D’autres représentants autochtones ont confirmé ces objections et leurs réticences. Il en est ainsi des chefs de Pessamit, Raphaël Picard, d’Ekuanitshit, Jean-Charles Piétacho, de Uashat mak Mani-Utenam, Georges-Ernest Grégoire, de Matimekush-Lac John, Réal McKenzie, et de Unamen Shipu, George-C.S. Bâcon, qui ont fait savoir par voie de communiqué qu’ils ont «refusé d’assister au dévoilement du Plan Nord» à Lévis.

«Le gouvernement ne nous a pas consultés, alors qu’il en a l’obligation. On ne lui signera certainement pas un chèque en blanc pour exploiter nos territoires», a protesté le chef Raphaël Picard.

Certains représentants autochtones ont tout de même participé à l’annonce officielle du Plan Nord, lundi. Les Cris, notamment, estimaient que le projet est sur la bonne voie.
Le premier ministre Charest a prononcé quelques mots en langue autochtone, lors du dévoilement, parlant d’«un partenariat sans précédent entre les Premières Nations, les Inuits et les Québécois».

Pas de redevances?


Ghislain Picard affirme pourtant que le gouvernement du Québec n’est guère ouvert à l’idée de verser des redevances aux Premières Nations pour l’exploitation des richesses du territoire. «Pour la question des redevances, le gouvernement du Québec, à ce que je sache, ne veut rien savoir. Il n’a jamais été question dans nos discussions jusqu’à maintenant qu’il y ait un partage des royautés sur le développement du territoire. Ça, c’est tabou pour le gouvernement du Québec», s’est-il exclamé.

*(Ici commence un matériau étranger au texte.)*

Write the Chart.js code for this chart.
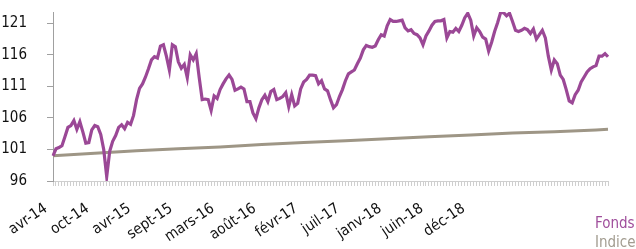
<!DOCTYPE html>
<html>
<head>
<meta charset="utf-8">
<script src="https://cdn.jsdelivr.net/npm/chart.js@4.4.1/dist/chart.umd.min.js"></script>
<style>
body { margin: 0; background: #fff; }
#wrap { position: relative; width: 636px; height: 249px; overflow: hidden; }
.leg { position: absolute; left: 595px; font-family: "DejaVu Sans Condensed", "DejaVu Sans", sans-serif; font-size: 15px; white-space: nowrap; }
</style>
</head>
<body>
<div id="wrap">
  <canvas id="chart" width="636" height="249"></canvas>
  <div class="leg" style="top:214px;color:#a04f9c">Fonds</div>
  <div class="leg" style="top:233px;color:#a29c90">Indice</div>
</div>
<script>
// x axis labels, one every 14 weekly points
const tickLabels = ['avr-14', 'oct-14', 'avr-15', 'sept-15', 'mars-16', 'août-16',
    'févr-17', 'juil-17', 'janv-18', 'juin-18', 'déc-18'];
const labelEvery = 14;

const yTicks = [96, 101, 106, 111, 116, 121];

// weekly fund values (base 100)
const fonds = [
    100.0, 101.1, 101.3, 101.6, 103.0, 104.5, 104.8, 105.6, 104.2, 105.4,
    103.8, 102.0, 102.1, 104.1, 104.8, 104.6, 103.4, 101.0, 96.7, 100.7,
    102.3, 103.2, 104.5, 104.9, 104.3, 105.3, 105.0, 106.4, 108.9, 110.7,
    111.4, 112.5, 113.8, 115.2, 115.7, 115.5, 117.4, 117.6, 115.8, 113.6,
    117.6, 117.3, 114.9, 113.9, 114.5, 112.4, 116.0, 115.2, 116.2, 112.4,
    108.9, 109.0, 108.9, 107.2, 109.5, 109.1, 110.5, 111.4, 112.2, 112.8,
    112.1, 110.4, 110.6, 110.9, 110.6, 108.6, 108.6, 106.8, 105.9, 107.6,
    108.9, 109.6, 108.6, 110.2, 110.5, 108.9, 109.1, 109.4, 110.0, 107.8,
    109.7, 107.9, 108.3, 110.6, 111.7, 112.1, 112.8, 112.8, 112.7, 111.4,
    111.9, 110.6, 110.3, 108.9, 107.6, 108.1, 109.4, 110.5, 111.9, 113.0,
    113.3, 113.6, 114.6, 115.5, 116.8, 117.5, 117.3, 117.2, 117.4, 118.4,
    119.2, 119.0, 120.6, 121.6, 121.3, 121.3, 121.4, 121.5, 120.3, 119.8,
    120.0, 119.4, 119.2, 118.7, 117.6, 119.0, 119.8, 120.7, 121.3, 121.4,
    121.4, 121.6, 118.7, 119.7, 119.6, 120.2, 119.7, 120.7, 121.9, 122.6,
    121.5, 119.0, 120.3, 119.7, 118.8, 118.5, 116.6, 118.0, 119.7, 121.1,
    122.7, 122.7, 122.2, 122.6, 121.3, 119.9, 119.7, 119.9, 120.2, 120.0,
    119.4, 120.1, 118.5, 119.2, 119.9, 118.7, 115.8, 113.6, 115.2, 114.6,
    112.8, 112.1, 110.5, 108.7, 108.4, 109.7, 110.4, 111.7, 112.5, 113.3,
    113.8, 114.1, 114.3, 115.8, 115.8, 116.2, 115.7
];

// index values read at a few weeks, line joins them
const indiceWeeks = [0, 14, 28, 42, 56, 70, 84, 98, 112, 126, 140, 154, 168, 182, 186];
const indiceValues = [100.0, 100.4, 100.8, 101.1, 101.4, 101.8, 102.1, 102.4, 102.7, 103.0, 103.3, 103.6, 103.8, 104.1, 104.2];

const weeks = fonds.map((v, i) => i);
const indice = weeks.map(() => null);
indiceWeeks.forEach((w, k) => { indice[w] = indiceValues[k]; });

const font = { family: '"DejaVu Sans Condensed", "DejaVu Sans", sans-serif', size: 15 };

new Chart(document.getElementById('chart'), {
    type: 'line',
    data: {
        labels: weeks,
        datasets: [{
            label: 'Fonds',
            data: fonds,
            borderColor: '#9b4896',
            borderWidth: 3.2,
            pointRadius: 0,
            tension: 0
        }, {
            label: 'Indice',
            data: indice,
            borderColor: '#9e9686',
            borderWidth: 3,
            pointRadius: 0,
            spanGaps: true,
            tension: 0
        }]
    },
    options: {
        responsive: false,
        animation: false,
        layout: { padding: { left: 0, right: 28, top: 12, bottom: 0 } },
        plugins: { legend: { display: false }, tooltip: { enabled: false } },
        scales: {
            x: {
                grid: { drawOnChartArea: false, color: '#cfcfcf', tickLength: 5 },
                border: { color: '#cfcfcf' },
                ticks: {
                    autoSkip: false,
                    minRotation: 34,
                    maxRotation: 34,
                    padding: 9,
                    color: '#111',
                    font: font,
                    // trailing spaces push the rotated text a bit left, like the original
                    callback: (v, i) => (i % labelEvery === 0 ? (tickLabels[i / labelEvery] || '') + '  ' : '')
                },
                afterFit: (s) => { s.height = 68; s.paddingLeft = 0; s.paddingRight = 0; }
            },
            y: {
                min: 96,
                max: 122.8,
                grid: { drawOnChartArea: false, color: '#a0a0a0', tickLength: 6 },
                border: { color: '#a0a0a0' },
                ticks: { padding: 20, color: '#111', font: font },
                afterBuildTicks: (s) => { s.ticks = yTicks.map(v => ({ value: v })); },
                afterFit: (s) => { s.width = 53; s.paddingTop = 0; s.paddingBottom = 0; }
            }
        }
    }
});
</script>
</body>
</html>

M. Picard avertit également que les Premières Nations ne se contenteront pas d’obtenir des emplois dans la construction, les mines et les chantiers développés au nord du 49e parallèle. «Les communautés autochtones méritent plus que ça», a-t-il soutenu.

Malgré son mécontentement, il n’est pas question pour l’instant de recourir aux tribunaux. «On n’est pas rendu là, sinon que de rappeler aux communautés qui sont membres de notre table que la Convention de la Baie James, si elle est devenue réalité, c’est qu’elle trouve un peu sa source dans les mouvements de contestation judiciaire à cette époque-là», a indiqué M. Picard.

Le chef de l’Assemblée des Premières Nations croit cependant qu’il n’est pas trop tard, «pas du tout», pour amorcer ou relancer des négociations dignes de ce nom avec toutes les Premières Nations.

L’Assemblée des Premières Nations regroupe les 43 chefs des Premières Nations du Québec et du Labrador.